De beide Banken (componist Jacques en librettist Fer) hebben zich door Mühsams ironie in de luren laten leggen. Het principe van de herhaling sorteert in Mühsams verhalenbundel groot effect (ik neem dat op gezag van de componist aan, want ik ken het boek niet). Maar de manier waarop Bank en Bank de herhaling toepassen op tekstfragmenten en muzikale gegevens, ondergraaft behalve het al zeer magere "drama" ook de vele in aanleg goede ingevingen van de componist.

En het is een groteske misvatting dat een vertolking met "een grote mate van ernst" een dubbele bodem, laat staan "de sfeer van een Shakespeariaans drama" zou kunnen aanbrengen in een tekst die met zijn zwakzinnig herkauwen van slecht getimede grollen niets anders teweegbrengt dan een steeds vuriger verlangen naar de slotnoot.

De prijzenswaardige inzet van het Radio Kamer Orkest, het Klein Omroep Koor, dirigent David Porcelijn en de vier solisten, met name van Jan Derksen en Charles van Tassel die vrijwel voortdurend boven hun gewone register moesten werken, maakte ergernis en gêne nog groter.

De toewijding die de musici aan Straessers Über Erich M. schonken was beter besteed.

Want Straessers werkstuk is géén mislukking. Wel blijft het de vraag of deze eigenaardige mengvorm tussen cantate en opera levensvatbaar muziektheater zou kunnen opleveren.

Straesser, voor wie zijn vrouw optrad als co-librettist, neemt eveneens één van de erftante-verhalen als uitgangspunt, maar heeft dat niet zonder raffinement ingebed in een op Mühsams poëzie gebaseerde cantate-laag.
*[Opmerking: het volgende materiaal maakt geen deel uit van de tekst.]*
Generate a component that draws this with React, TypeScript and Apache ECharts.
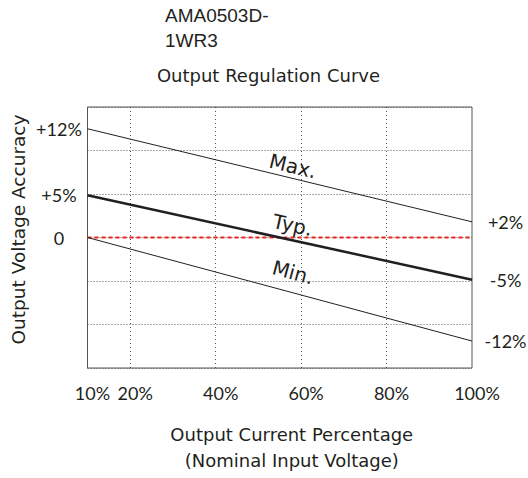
import React, { useEffect, useRef } from "react";
import * as echarts from "echarts";

const xValues = [10, 100];
const maxValues = [12.5, 1.8];
const typValues = [4.85, -4.85];
const minValues = [0, -11.9];
const zeroValues = [0, 0];
const leftTickLabels = ["+12%", "+5%", "0"];
const rightTickLabels = ["+2%", "-5%", "-12%"];
const xTickValues = [10, 20, 40, 60, 80, 100];
const xGridValues = [20, 40, 60, 80];
const curveNames = ["Max.", "Typ.", "Min."];
const modelName = "AMA0503D-\n1WR3";
const chartTitle = "Output Regulation Curve";
const xAxisName = "Output Current Percentage\n(Nominal Input Voltage)";
const yAxisName = "Output Voltage Accuracy";

const INK = "#231f20";
const GEO = "DejaVu Sans";

function makeSeries(
  name: string,
  values: number[],
  leftLabel: string,
  rightLabel: string,
  width: number,
  labelDistance: number
) {
  return {
    type: "line",
    name,
    symbol: "circle",
    symbolSize: 0.1,
    showSymbol: true,
    z: 5,
    lineStyle: { color: INK, width },
    itemStyle: { color: INK },
    data: values.map((v, i) => ({
      value: [xValues[i], v],
      label: {
        show: true,
        position: i === 0 ? "left" : "right",
        distance: i === 0 ? 28.5 : 33.5,
        align: "center",
        verticalAlign: "middle",
        formatter: i === 0 ? leftLabel : rightLabel,
        color: INK,
        fontFamily: "Lato",
        fontSize: 18,
      },
    })),
    markLine: {
      silent: true,
      symbol: ["none", "none"],
      lineStyle: { color: "rgba(0,0,0,0)", width: 1, type: "solid" },
      label: {
        show: true,
        position: "insideMiddleTop",
        formatter: name,
        distance: labelDistance,
        offset: [11, 0],
        color: INK,
        fontFamily: GEO,
        fontSize: 20,
      },
      data: [
        [
          { coord: [xValues[0], values[0]] },
          { coord: [xValues[1], values[1]] },
        ],
      ],
    },
  };
}

export default function App() {
  const ref = useRef<HTMLDivElement>(null);
  useEffect(() => {
    if (!ref.current) return;
    const chart = echarts.init(ref.current, undefined, { renderer: "svg" });
    chart.setOption({
      animation: false,
      backgroundColor: "#ffffff",
      grid: {
        left: 87.5,
        right: 56,
        top: 107,
        bottom: 108,
        show: true,
        borderColor: "#555555",
        borderWidth: 1,
        backgroundColor: "transparent",
      },
      graphic: [
        {
          type: "text",
          left: 165,
          top: 3,
          style: {
            text: modelName,
            fontFamily: "Liberation Sans",
            fontSize: 19,
            lineHeight: 25,
            fill: INK,
          },
        },
        {
          type: "text",
          x: 268.5,
          y: 66,
          style: {
            text: chartTitle,
            fontFamily: GEO,
            fontSize: 18,
            fill: INK,
            align: "center",
            verticalAlign: "top",
          },
        },
      ],
      xAxis: {
        type: "value",
        min: 10,
        max: 100,
        name: xAxisName,
        nameLocation: "middle",
        nameGap: 53,
        nameTextStyle: {
          fontFamily: GEO,
          fontSize: 18,
          lineHeight: 26,
          color: INK,
          padding: [0, 0, 0, 24],
        },
        axisLine: { show: false },
        axisTick: { show: false },
        splitLine: { show: false },
        axisLabel: {
          customValues: xTickValues,
          formatter: (v: number) => v + "%",
          margin: 16,
          fontFamily: "Lato",
          fontSize: 18,
          color: INK,
          padding: [0, 0, 0, 10],
        },
      },
      yAxis: {
        type: "value",
        min: -15,
        max: 15,
        interval: 5,
        name: yAxisName,
        nameLocation: "middle",
        nameGap: 60,
        nameTextStyle: {
          fontFamily: GEO,
          fontSize: 18.5,
          color: INK,
          padding: [0, 0, 0, 16],
        },
        axisLine: { show: false },
        axisTick: { show: false },
        axisLabel: { show: false },
        splitLine: {
          show: true,
          lineStyle: { color: "#555555", width: 1, type: [1, 2] },
        },
      },
      series: [
        {
          type: "line",
          name: "zero",
          symbol: "none",
          z: 4,
          lineStyle: { color: "#e8281e", width: 2, type: [4, 3] },
          data: zeroValues.map((v, i) => [xValues[i], v]),
          markLine: {
            silent: true,
            symbol: ["none", "none"],
            label: { show: false },
            lineStyle: { color: "#555555", width: 1, type: [1, 3] },
            data: xGridValues.map((x) => ({ xAxis: x })),
          },
        },
        makeSeries(curveNames[0], maxValues, leftTickLabels[0], rightTickLabels[0], 1, 2),
        makeSeries(curveNames[1], typValues, leftTickLabels[1], rightTickLabels[1], 2.5, 5),
        makeSeries(curveNames[2], minValues, leftTickLabels[2], rightTickLabels[2], 1, 10),
      ],
    });
    return () => chart.dispose();
  }, []);
  return (
    <div
      ref={ref}
      style={{ position: "absolute", left: 0, top: 0, width: 528, height: 478 }}
    />
  );
}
De Straessers blijven dicht bij de oorspronkelijke teksten: uit het (Duitstalige) libretto is niet af te lezen wat er bij geschreven is. Een verteller, die beurtelings Duits en Nederlands spreekt of zingt, fungeert als schakel tussen de opera en de cantate, die aan het slot samenvloeien.

Straesser woekert behendig met zijn vakmanschap, dat groot is, en met zijn talent, dat iets minder groot is. De cantate-delen zijn geschreven in zijn meest recente idioom, waarin een verzadigde, niet al te sterk dissonerende klankgeving bepalend is. In de eigenlijke opera waart hoorbaar de geest van Alban Berg door de noten, zij het in verdunning. Een menigte aan verwijzingen naar stijlen en genres passeert de revue, en legt dikwijls de nadruk op sardonische humor van de teksten.
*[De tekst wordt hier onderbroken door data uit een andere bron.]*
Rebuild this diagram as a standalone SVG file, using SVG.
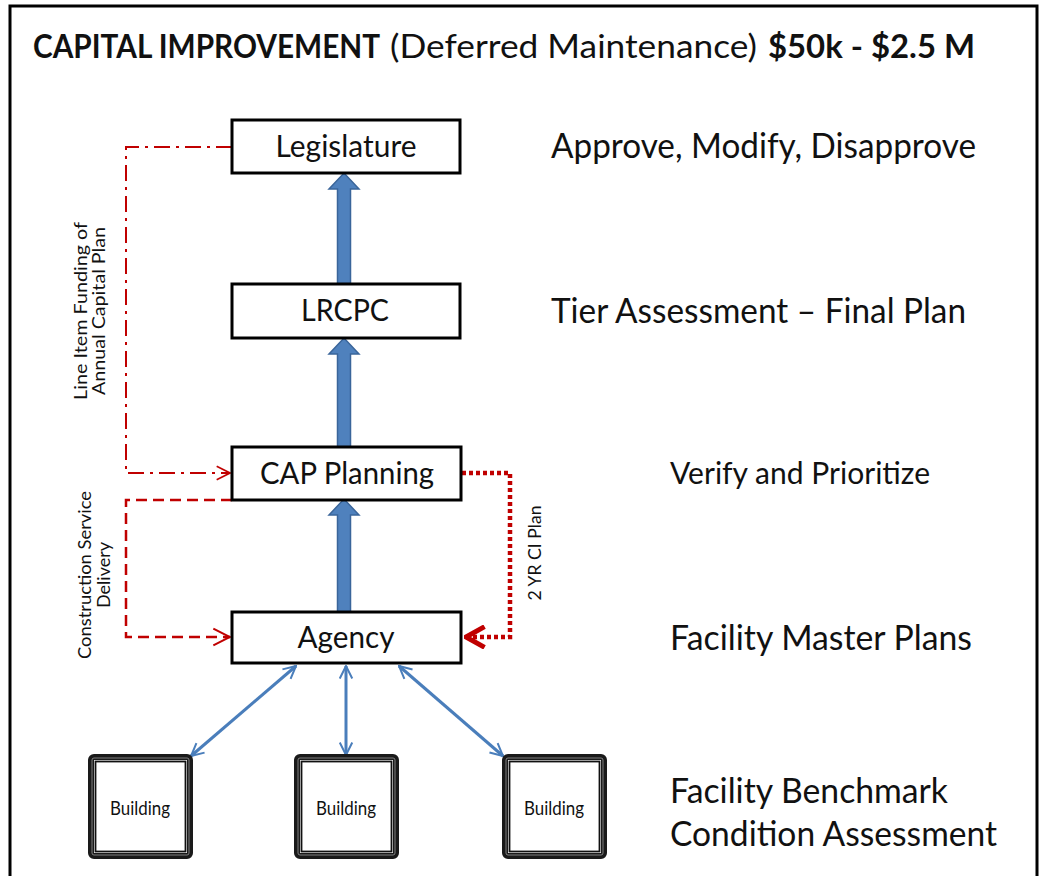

Het is een doordachte muzikale interpretatie van het verschijnsel "ironie", maar wel één die vraagt om de talenten van een evenwichtskunstenaar. Wie parodieert of persifleert loopt altijd het gevaar dat hij vervalt in de ondeugden van zijn model. Dat overkomt Straesser meer dan eens. Daarnaast laat hij soms prachtige teksten vrijwel ongebruikt liggen, andere zeept hij al te nadrukkelijk in.
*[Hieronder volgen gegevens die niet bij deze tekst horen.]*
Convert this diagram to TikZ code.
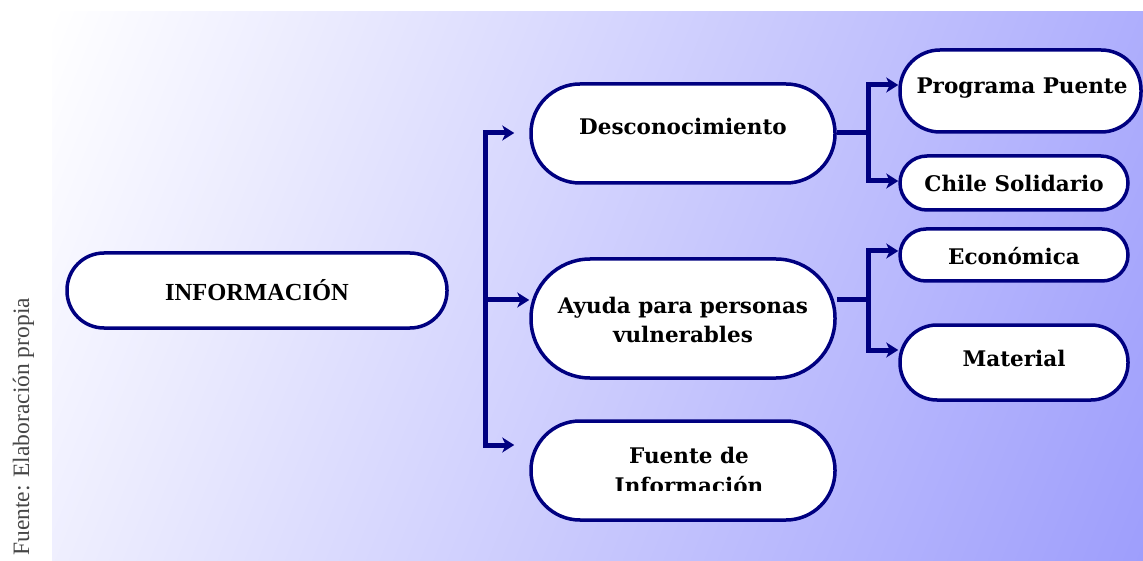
\documentclass[tikz,border=0pt]{standalone}
\usepackage{fontspec}
\setmainfont{DejaVu Serif}
\newfontfamily\timesfont{Liberation Serif}
\usetikzlibrary{arrows.meta,calc}
\definecolor{navy}{RGB}{0,0,128}
\pgfdeclarehorizontalshading{bgshade}{100bp}{color(0bp)=(white); color(17.5bp)=(white); color(82.5bp)=({rgb,255:red,158;green,158;blue,252}); color(100bp)=({rgb,255:red,158;green,158;blue,252})}
\begin{document}
\begin{tikzpicture}[x=1pt,y=-1pt,
  box/.style={draw=navy, line width=3.5pt, fill=white, inner sep=0pt},
  txt/.style={font=\fontsize{21.5}{29}\selectfont\bfseries, align=center, inner sep=0pt},
  conn/.style={draw=navy, line width=5pt},
  arr/.style={draw=navy, line width=5pt, -{Stealth[length=12pt,width=15pt,inset=3.5pt]}}]
\useasboundingbox (0,0) rectangle (1143,561);
\clip (0,0) rectangle (1143,561);
\shade[shading=bgshade, shading angle=-22] (52,12) rectangle (1143,561);
% vertical source text
\node[rotate=90, anchor=base west, font=\fontsize{23.5}{28}\selectfont\timesfont, text={rgb,255:red,70;green,70;blue,70}, inner sep=0pt] (src) at (29,556) {Fuente: Elaboración propia};
% boxes
\node[box, minimum width=380pt, minimum height=75pt, rounded corners=37pt] (info) at (257,290.5) {};
\node[txt, font=\fontsize{24.5}{29}\selectfont\bfseries\timesfont] (infot) at (257,290) {INFORMACIÓN};
\node[box, minimum width=304pt, minimum height=99pt, rounded corners=49pt] (desc) at (683,133.5) {};
\node[txt] (desct) at (683,126) {Desconocimiento};
\node[box, minimum width=304pt, minimum height=119pt, rounded corners=59pt] (ayuda) at (683,318.5) {};
\node[txt] (ayudat) at (683,320) {Ayuda para personas\\vulnerables};
\node[box, minimum width=304pt, minimum height=99pt, rounded corners=49pt] (fuente) at (683,470.5) {};
\begin{scope}
\clip (531,421) rectangle (835,490.5);
\node[txt, font=\fontsize{21.5}{30}\selectfont\bfseries] (fuentet) at (689,470) {Fuente de\\Información};
\end{scope}
\node[box, minimum width=241pt, minimum height=82pt, rounded corners=40pt] (prog) at (1020.5,91) {};
\node[txt] (progt) at (1022,88) {Programa Puente};
\node[box, minimum width=228pt, minimum height=54pt, rounded corners=27pt] (chile) at (1014,183) {};
\node[txt] (chilet) at (1014,183) {Chile Solidario};
\node[box, minimum width=228pt, minimum height=52pt, rounded corners=26pt] (econ) at (1014,255) {};
\node[txt] (econt) at (1014,256) {Económica};
\node[box, minimum width=228pt, minimum height=75pt, rounded corners=37pt] (mat) at (1014,362.5) {};
\node[txt] (matt) at (1014,358) {Material};
% connectors left group
\coordinate (t1) at (485,133);
\coordinate (t2) at (485,300);
\coordinate (t3) at (485,445);
\draw[conn, line cap=rect] (t1) -- (t3);
\draw[arr] (t1) -- ([xshift=-15pt]desc.west |- t1);
\draw[arr] (t2) -- (ayuda.west |- t2);
\draw[arr] (t3) -- ([xshift=-15pt]fuente.west |- t3);
% right group 1
\coordinate (j1) at (868,133);
\coordinate (j1a) at (868,85);
\coordinate (j1b) at (868,181);
\draw[conn] (desc.east |- j1) -- (j1);
\draw[conn, line cap=rect] (j1a) -- (j1b);
\draw[arr] (j1a) -- (prog.west |- j1a);
\draw[arr] (j1b) -- (chile.west |- j1b);
% right group 2
\coordinate (j2) at (868,300);
\coordinate (j2a) at (868,251);
\coordinate (j2b) at (868,350);
\draw[conn] (ayuda.east |- j2) -- (j2);
\draw[conn, line cap=rect] (j2a) -- (j2b);
\draw[arr] (j2a) -- (econ.west |- j2a);
\draw[arr] (j2b) -- (mat.west |- j2b);
\end{tikzpicture}
\end{document}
Hoe het ook zij, Über Erich M. prikkelt de nieuwsgierigheid naar Mühsams werk. Maar echt muziekdrama? Och opera, opera, wat bent u toch een ongenaakbare, hardvochtige prinses. Om uwentwille trotseren componisten hitte en kou, bevechten reuzen en doden draken, maar als ze uitgeput hun partituur aan uw voeten komen leggen kan er nog geen kusje af.